Will Jamie Dimon go down in history as the John Meriwether of this generation? Or perhaps the Nick Maounis of our time? Either metaphor can’t make the current CEO of JP Morgan feel very good about his legacy. And if I understand the trade properly, the end of the story is nowhere near being written.
Banks hedge risks. This is what they are supposed to do. And when they don’t, the results have been disastrous (see: the failure of the S&Ls when their long-dated mortgage books were suddenly funded with short term, de-regulated deposits in the sharply rising rate environment of the 1970s). The best way to hedge is always through the cash markets, e.g., I loan out money for a period of time and assume credit risk, interest rate risk, liquidity risk and timing risk, but match fund the loan and mitigate three of the four risks (with only credit risk remaining, the precise thing that banks should get paid to do). The problem is, with the scale of banks and the increasing range and complexity of both business and retail products, match funding is a thing of the past. This risk gap is generally managed using derivatives. There is nothing inherently wrong with this.
However, problems arise when hedging strategies become excessively complex in their attempt to be as close to costless as possible and overly precise. As a long-time risk manager, the goal should be to mitigate risk to an acceptable level but to place a premium on hedge liquidity, transparency and simplicity. While a hedge might effectively hedge “delta” but not “gamma,” the best way to address this is to simply take on less gamma, not try to construct a sickeningly complex and illiquid hedge that models out beautifully but is essentially a custom suit on a person whose weight fluctuates wildly. Sometimes the suit fits, sometimes it looks like crap. And in JP Morgan’s case, they are sporting one of the ugliest suits we’ve seen in quite some time.

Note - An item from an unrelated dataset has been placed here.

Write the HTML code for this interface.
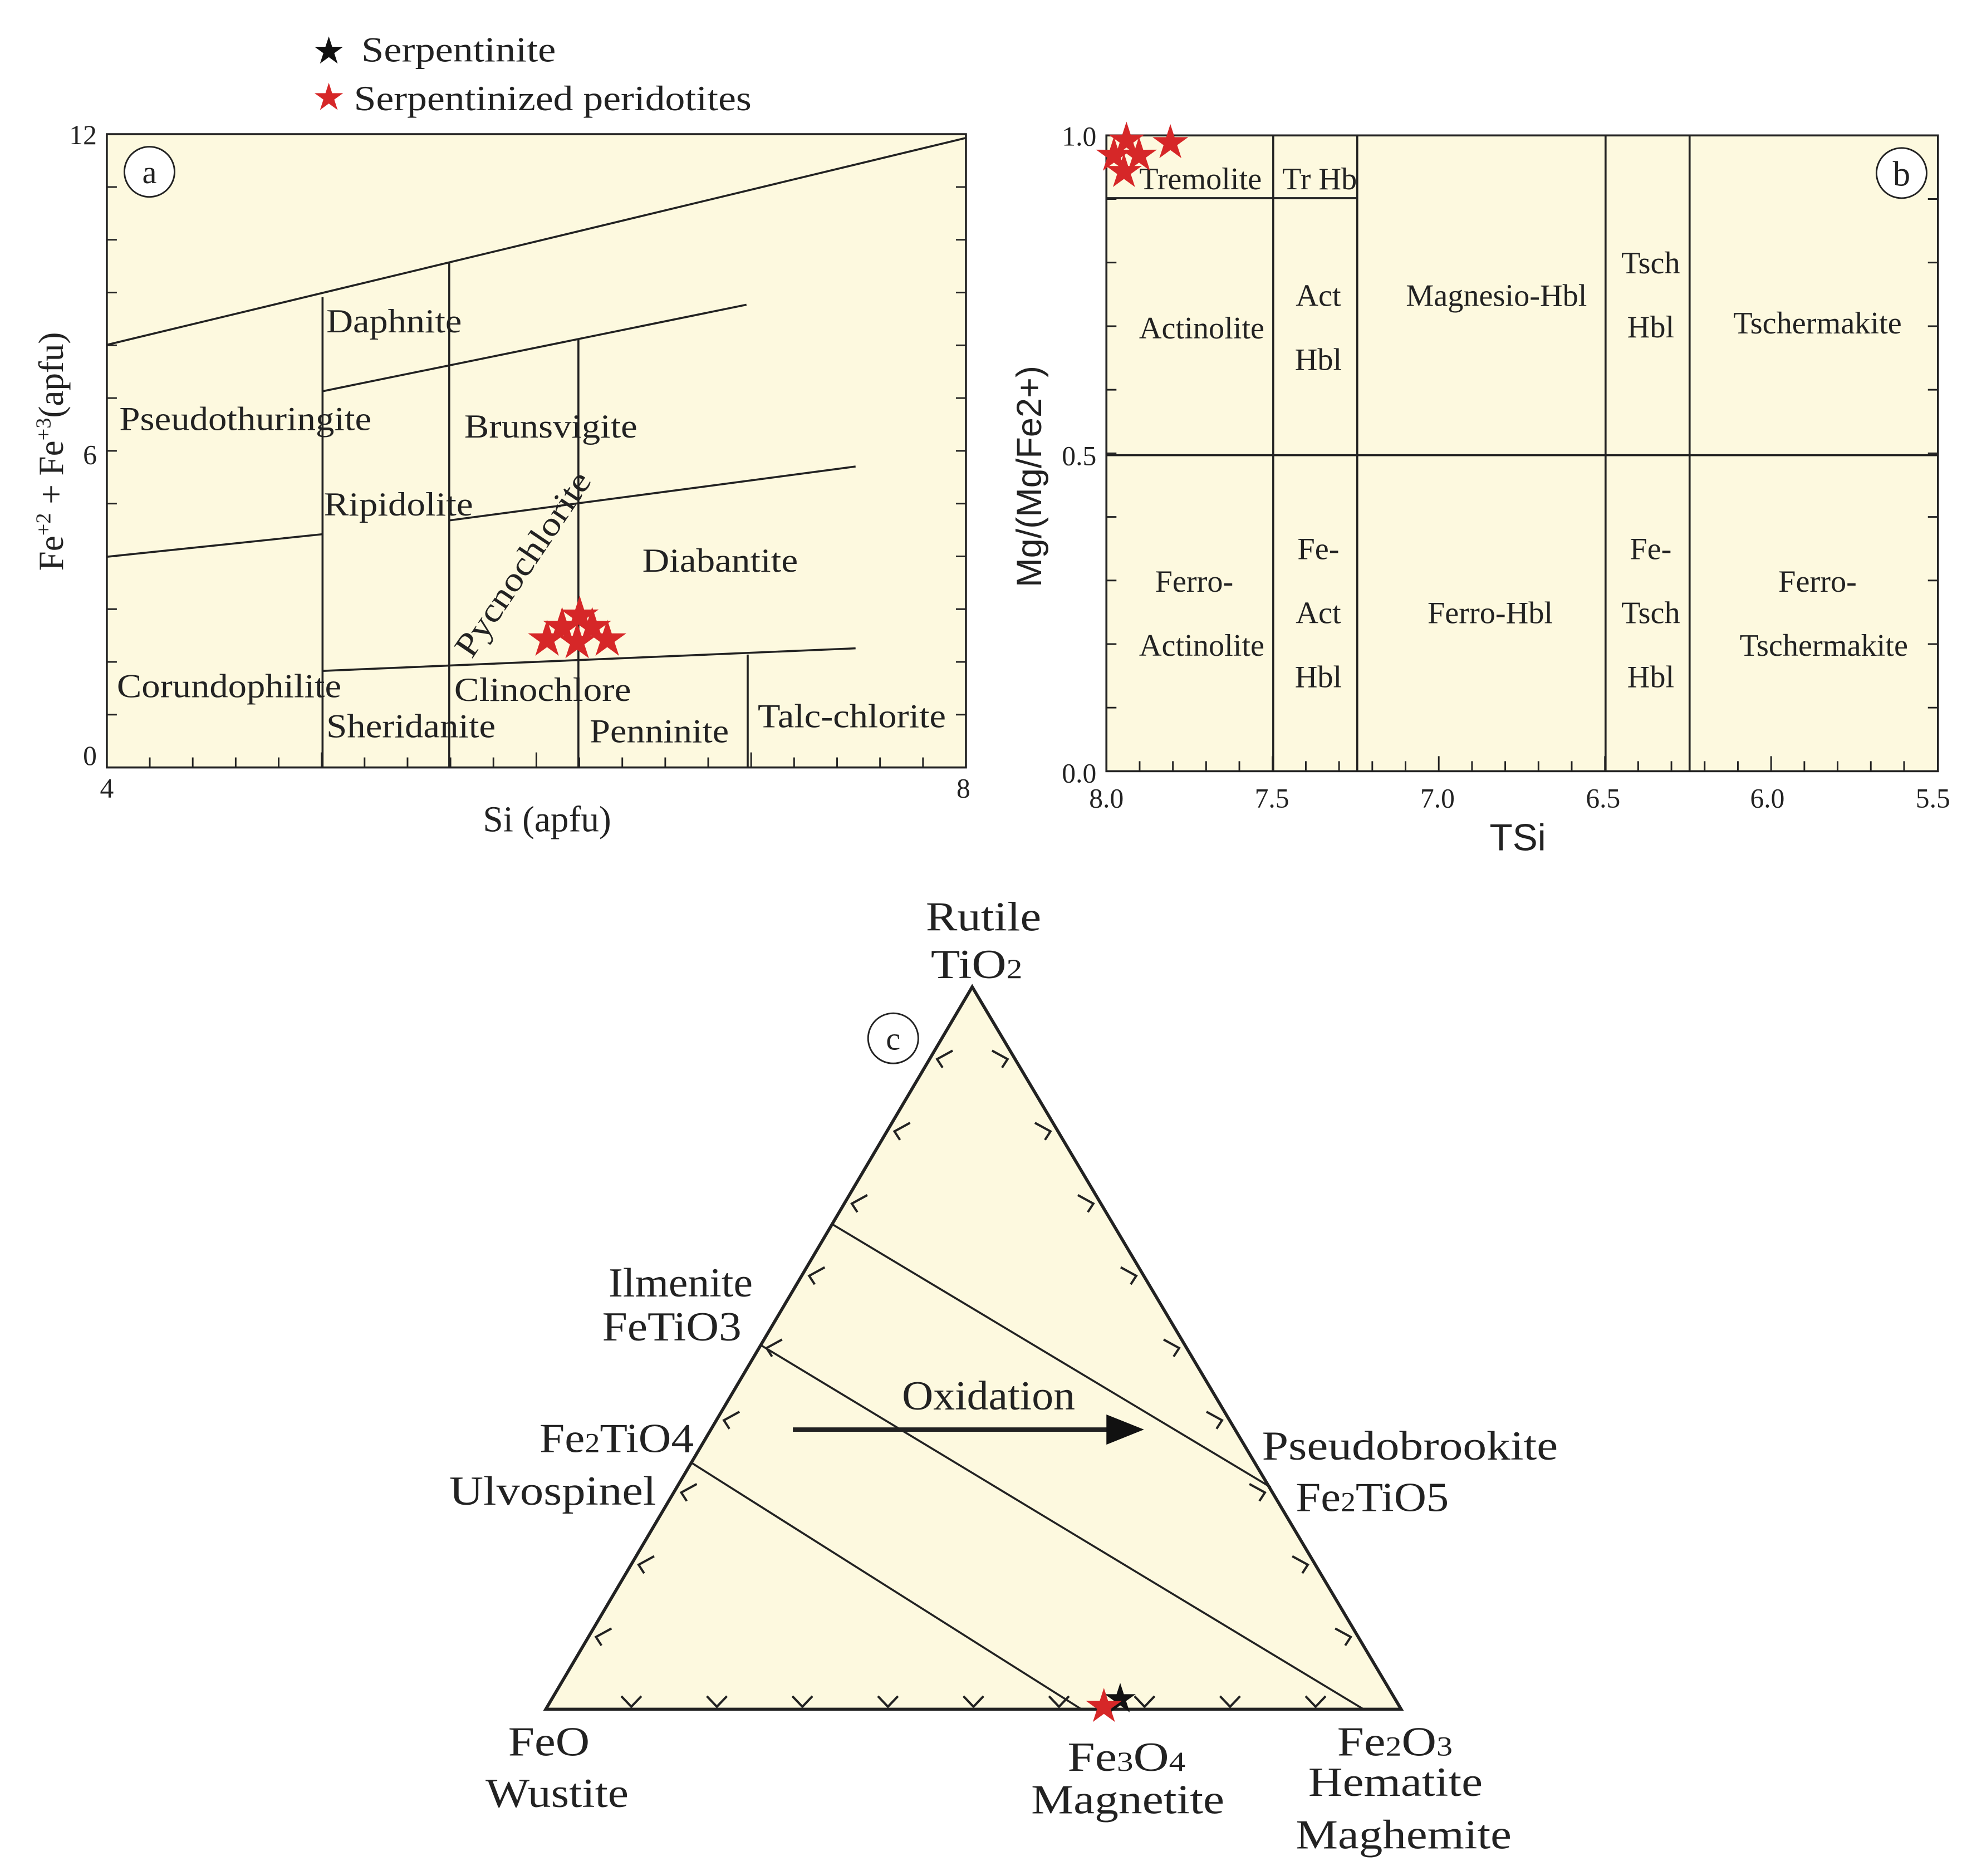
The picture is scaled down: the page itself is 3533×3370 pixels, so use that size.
<!DOCTYPE html>
<html><head><meta charset="utf-8"><style>
html,body{margin:0;padding:0;background:#fff}
svg{display:block}
text{font-family:"Liberation Serif",serif;fill:#222}
</style></head><body>
<svg width="3533" height="3370" viewBox="0 0 1568 1496" xmlns="http://www.w3.org/2000/svg">
<defs>
<polygon id="st" points="0,-1 0.223,-0.307 0.951,-0.309 0.361,0.117 0.588,0.809 0,0.38 -0.588,0.809 -0.361,0.117 -0.951,-0.309 -0.223,-0.307"/>
</defs>
<!-- legend -->
<use href="#st" transform="translate(262,41) scale(12)" fill="#111"/>
<text x="288" y="49" font-size="28" textLength="155" lengthAdjust="spacingAndGlyphs">Serpentinite</text>
<use href="#st" transform="translate(262,78) scale(12)" fill="#d62728"/>
<text x="282" y="88" font-size="28" textLength="317" lengthAdjust="spacingAndGlyphs">Serpentinized peridotites</text>

<!-- Panel a -->
<g stroke="#222" stroke-width="1.6" fill="none">
<rect x="85" y="107" width="685" height="505" fill="#fdf9df"/>
<line x1="85" y1="275" x2="770" y2="110"/>
<line x1="257" y1="312" x2="595" y2="243"/>
<line x1="257" y1="237" x2="257" y2="612"/>
<line x1="358" y1="210" x2="358" y2="612"/>
<line x1="461" y1="270" x2="461" y2="612"/>
<line x1="85" y1="444" x2="257" y2="426"/>
<line x1="358" y1="415" x2="682" y2="372"/>
<line x1="257" y1="535" x2="682" y2="517"/>
<line x1="596" y1="522" x2="596" y2="612"/>
</g>
<g id="ticksA" stroke="#222" stroke-width="1.3"></g>
<circle cx="119" cy="137" r="20" fill="#fff" stroke="#222" stroke-width="1.3"/>
<text x="119" y="146" font-size="26" text-anchor="middle">a</text>
<text x="77" y="115" font-size="22" text-anchor="end">12</text>
<text x="77" y="370" font-size="22" text-anchor="end">6</text>
<text x="77" y="610" font-size="22" text-anchor="end">0</text>
<text x="85" y="636" font-size="22" text-anchor="middle">4</text>
<text x="768" y="636" font-size="22" text-anchor="middle">8</text>
<text x="436" y="663" font-size="29" text-anchor="middle">Si (apfu)</text>
<text transform="translate(50,360) rotate(-90)" font-size="28" text-anchor="middle">Fe<tspan font-size="17" dy="-10">+2</tspan><tspan dy="10"> + Fe</tspan><tspan font-size="17" dy="-10">+3</tspan><tspan dy="10">(apfu)</tspan></text>
<g font-size="27" lengthAdjust="spacingAndGlyphs">
<text x="260" y="265" textLength="108" lengthAdjust="spacingAndGlyphs">Daphnite</text>
<text x="95" y="343" textLength="201" lengthAdjust="spacingAndGlyphs">Pseudothuringite</text>
<text x="370" y="349" textLength="138" lengthAdjust="spacingAndGlyphs">Brunsvigite</text>
<text x="258" y="411" textLength="119" lengthAdjust="spacingAndGlyphs">Ripidolite</text>
<text x="512" y="456" textLength="124" lengthAdjust="spacingAndGlyphs">Diabantite</text>
<text x="93" y="556" textLength="179" lengthAdjust="spacingAndGlyphs">Corundophilite</text>
<text x="362" y="559" textLength="141" lengthAdjust="spacingAndGlyphs">Clinochlore</text>
<text x="260" y="588" textLength="135" lengthAdjust="spacingAndGlyphs">Sheridanite</text>
<text x="470" y="592" textLength="111" lengthAdjust="spacingAndGlyphs">Penninite</text>
<text x="604" y="580" textLength="150" lengthAdjust="spacingAndGlyphs">Talc-chlorite</text>
<text transform="translate(376,526) rotate(-56)" textLength="172" lengthAdjust="spacingAndGlyphs">Pycnochlorite</text>
</g>
<g fill="#d62728">
<use href="#st" transform="translate(462,491) scale(16)"/>
<use href="#st" transform="translate(448,500) scale(16)"/>
<use href="#st" transform="translate(472,500) scale(16)"/>
<use href="#st" transform="translate(436,510) scale(16)"/>
<use href="#st" transform="translate(460,512) scale(16)"/>
<use href="#st" transform="translate(484,510) scale(16)"/>
</g>

<!-- Panel b -->
<g stroke="#222" stroke-width="1.6" fill="none">
<rect x="882" y="108" width="663" height="507" fill="#fdf9df"/>
<line x1="1015" y1="108" x2="1015" y2="615"/>
<line x1="1082" y1="108" x2="1082" y2="615"/>
<line x1="1280" y1="108" x2="1280" y2="615"/>
<line x1="1347" y1="108" x2="1347" y2="615"/>
<line x1="882" y1="363" x2="1545" y2="363"/>
<line x1="882" y1="158" x2="1082" y2="158"/>
</g>
<g id="ticksB" stroke="#222" stroke-width="1.3"></g>
<circle cx="1516" cy="138" r="20" fill="#fff" stroke="#222" stroke-width="1.3"/>
<text x="1516" y="148" font-size="28" text-anchor="middle">b</text>
<g font-size="22" text-anchor="end">
<text x="874" y="116">1.0</text><text x="874" y="371">0.5</text><text x="874" y="624">0.0</text>
</g>
<g font-size="22" text-anchor="middle">
<text x="882" y="644">8.0</text><text x="1014" y="644">7.5</text><text x="1146" y="644">7.0</text><text x="1278" y="644">6.5</text><text x="1409" y="644">6.0</text><text x="1541" y="644">5.5</text>
</g>
<text x="1210" y="678" font-size="30" text-anchor="middle" style="font-family:'Liberation Sans',sans-serif">TSi</text>
<text transform="translate(830,380) rotate(-90)" font-size="28" text-anchor="middle" style="font-family:'Liberation Sans',sans-serif">Mg/(Mg/Fe2+)</text>
<g font-size="25" text-anchor="middle">
<text x="957" y="151">Tremolite</text>
<text x="1052" y="151">Tr Hb</text>
<text x="958" y="270">Actinolite</text>
<text x="1051" y="244">Act</text><text x="1051" y="295">Hbl</text>
<text x="1193" y="244">Magnesio-Hbl</text>
<text x="1316" y="218">Tsch</text><text x="1316" y="269">Hbl</text>
<text x="1449" y="266">Tschermakite</text>
<text x="952" y="472">Ferro-</text><text x="958" y="523">Actinolite</text>
<text x="1051" y="446">Fe-</text><text x="1051" y="497">Act</text><text x="1051" y="548">Hbl</text>
<text x="1188" y="497">Ferro-Hbl</text>
<text x="1316" y="446">Fe-</text><text x="1316" y="497">Tsch</text><text x="1316" y="548">Hbl</text>
<text x="1449" y="472">Ferro-</text><text x="1454" y="523">Tschermakite</text>
</g>
<g fill="#d62728">
<use href="#st" transform="translate(898,112) scale(15)"/>
<use href="#st" transform="translate(888,124) scale(15)"/>
<use href="#st" transform="translate(908,124) scale(15)"/>
<use href="#st" transform="translate(896,137) scale(15)"/>
<use href="#st" transform="translate(933,114) scale(15)"/>
</g>

<!-- Panel c -->
<polygon points="775,787 435,1363 1117,1363" fill="#fdf9df" stroke="#222" stroke-width="2.5"/>
<g stroke="#222" stroke-width="1.6">
<line x1="663" y1="976" x2="1013" y2="1186"/>
<line x1="607" y1="1073" x2="1087" y2="1363"/>
<line x1="552" y1="1167" x2="862" y2="1363"/>
<line x1="632" y1="1140" x2="888" y2="1140" stroke-width="3.5"/>
</g>
<polygon points="882,1128 912,1140 882,1152" fill="#111"/>
<g id="ticksC" stroke="#222" stroke-width="1.8" fill="none"></g>
<circle cx="712" cy="828" r="20" fill="#fff" stroke="#222" stroke-width="1.3"/>
<text x="712" y="837" font-size="26" text-anchor="middle">c</text>
<g font-size="33">
<text x="738" y="742" textLength="92" lengthAdjust="spacingAndGlyphs">Rutile</text>
<text x="742" y="780" textLength="73" lengthAdjust="spacingAndGlyphs">TiO<tspan font-size="22">2</tspan></text>
<text x="485" y="1034" textLength="115" lengthAdjust="spacingAndGlyphs">Ilmenite</text>
<text x="480" y="1069" textLength="111" lengthAdjust="spacingAndGlyphs">FeTiO3</text>
<text x="430" y="1158" textLength="123" lengthAdjust="spacingAndGlyphs">Fe<tspan font-size="22">2</tspan>TiO4</text>
<text x="358" y="1200" textLength="165" lengthAdjust="spacingAndGlyphs">Ulvospinel</text>
<text x="719" y="1124" textLength="138" lengthAdjust="spacingAndGlyphs">Oxidation</text>
<text x="1006" y="1164" textLength="236" lengthAdjust="spacingAndGlyphs">Pseudobrookite</text>
<text x="1033" y="1205" textLength="122" lengthAdjust="spacingAndGlyphs">Fe<tspan font-size="22">2</tspan>TiO5</text>
<text x="405" y="1400" textLength="65" lengthAdjust="spacingAndGlyphs">FeO</text>
<text x="387" y="1441" textLength="114" lengthAdjust="spacingAndGlyphs">Wustite</text>
<text x="851" y="1412" textLength="94" lengthAdjust="spacingAndGlyphs">Fe<tspan font-size="22">3</tspan>O<tspan font-size="22">4</tspan></text>
<text x="822" y="1446" textLength="154" lengthAdjust="spacingAndGlyphs">Magnetite</text>
<text x="1066" y="1400" textLength="92" lengthAdjust="spacingAndGlyphs">Fe<tspan font-size="22">2</tspan>O<tspan font-size="22">3</tspan></text>
<text x="1043" y="1432" textLength="139" lengthAdjust="spacingAndGlyphs">Hematite</text>
<text x="1033" y="1474" textLength="172" lengthAdjust="spacingAndGlyphs">Maghemite</text>
</g>
<use href="#st" transform="translate(893,1355) scale(13)" fill="#111"/>
<use href="#st" transform="translate(880,1361) scale(15)" fill="#d62728"/>
</svg>
<script>
(function(){
var NS="http://www.w3.org/2000/svg";
function ln(g,x1,y1,x2,y2){var l=document.createElementNS(NS,"line");l.setAttribute("x1",x1);l.setAttribute("y1",y1);l.setAttribute("x2",x2);l.setAttribute("y2",y2);g.appendChild(l);}
var a=document.getElementById("ticksA");
for(var i=1;i<20;i++){var x=85+i*34.25;ln(a,x,612,x,i%5==0?600:604);}
for(var j=1;j<12;j++){var y=612-j*42.08;ln(a,770,y,762,y);ln(a,85,y,93,y);}
var b=document.getElementById("ticksB");
for(var i=1;i<25;i++){var x=882+i*26.5;ln(b,x,615,x,i%5==0?603:607);}
for(var j=1;j<10;j++){var y=615-j*50.7;ln(b,1545,y,1537,y);ln(b,882,y,890,y);}
var c=document.getElementById("ticksC");
var T=[775,787],L=[435,1363],R=[1117,1363];
function v(px,py,dx,dy,nx,ny){var s=8;var p=document.createElementNS(NS,"polyline");
p.setAttribute("points",(px+dx*s+nx*7)+","+(py+dy*s+ny*7)+" "+px+","+py+" "+(px-dx*s+nx*7)+","+(py-dy*s+ny*7));c.appendChild(p);}
for(var i=1;i<10;i++){var f=i/10;
var x=L[0]+(R[0]-L[0])*f;v(x,1363-2,1,0,0,-1.2);
var lx=L[0]+(T[0]-L[0])*f,ly=L[1]+(T[1]-L[1])*f;v(lx+6,ly,0.5,-0.85,1.2,0);
var rx=R[0]+(T[0]-R[0])*f,ry=R[1]+(T[1]-R[1])*f;v(rx-6,ry,-0.5,-0.85,-1.2,0);}
})();
</script>
</body></html>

It actually reminds me a lot of LTCM. Super smart team. Could likely have put a man on the moon all by themselves. However, the bridge between theory and practice broke down in such a way that the global financial system was clearly at risk. Over a trillion dollars of notional risk supported by less than $5 billion of capital. And the strategies broke down in spectacular fashion because of what? Lack of liquidity and rising correlations. Hmm, lack of liquidity and rising correlations…that sounds a lot like what JP Morgan is facing at this very minute. And there is one other dimension that hastened LTCM’s decline and why the JP Morgan story isn’t close to being done – market knowledge. Once the market knew that LTCM was in trouble, the leaned hard against their positions until they cracked. Now LTCM’s capital base is a tiny fraction of JP Morgan’s, but what if $2 billion turned into $5 billion? Or $10 billion? Every sophisticated market participant is causing JP Morgan maximum pain, and it is simply a question of high-stakes poker. But let me assure you, JP Morgan is not holding many cards right now.
The JP Morgan debacle also reminds me of Amaranth. While Nick Maounis didn’t run the firm-destroying natural gas trade (a trader named Brian Hunter did), he certainly must have known about it and if he didn’t, he should have known about it. There was a total breakdown of communication, risk management and accountability. Regardless of whether the Managing Partner made the trades, what does it say about their culture that a trader was allowed to put a bet-the-shop position on of that magnitude that blew through billions of dollars of LP capital? One could say the same thing about JP Morgan, Jamie Dimon and the CIO’s office. While the transactions in question may have been for hedging purposes, the risk rebalancing exercise rapidly grew to a scale that placed the firm’s capital position at risk. That this was allowed to continue in the face of rising market awareness (which serves to exacerbate the problem) is incomprehensible, at least to this former Wall Streeter.
I understand why Dimon continues to lobby against the strictest elements of the Volcker Rule, because banks should be allowed and, in fact, have to be allowed, to hedge their books. But when bank managements’ lose sight of the hedging mission and risk management and common sense discipline break down, they shouldn’t be allowed to lead. This is what the Volcker Rule should really be getting at.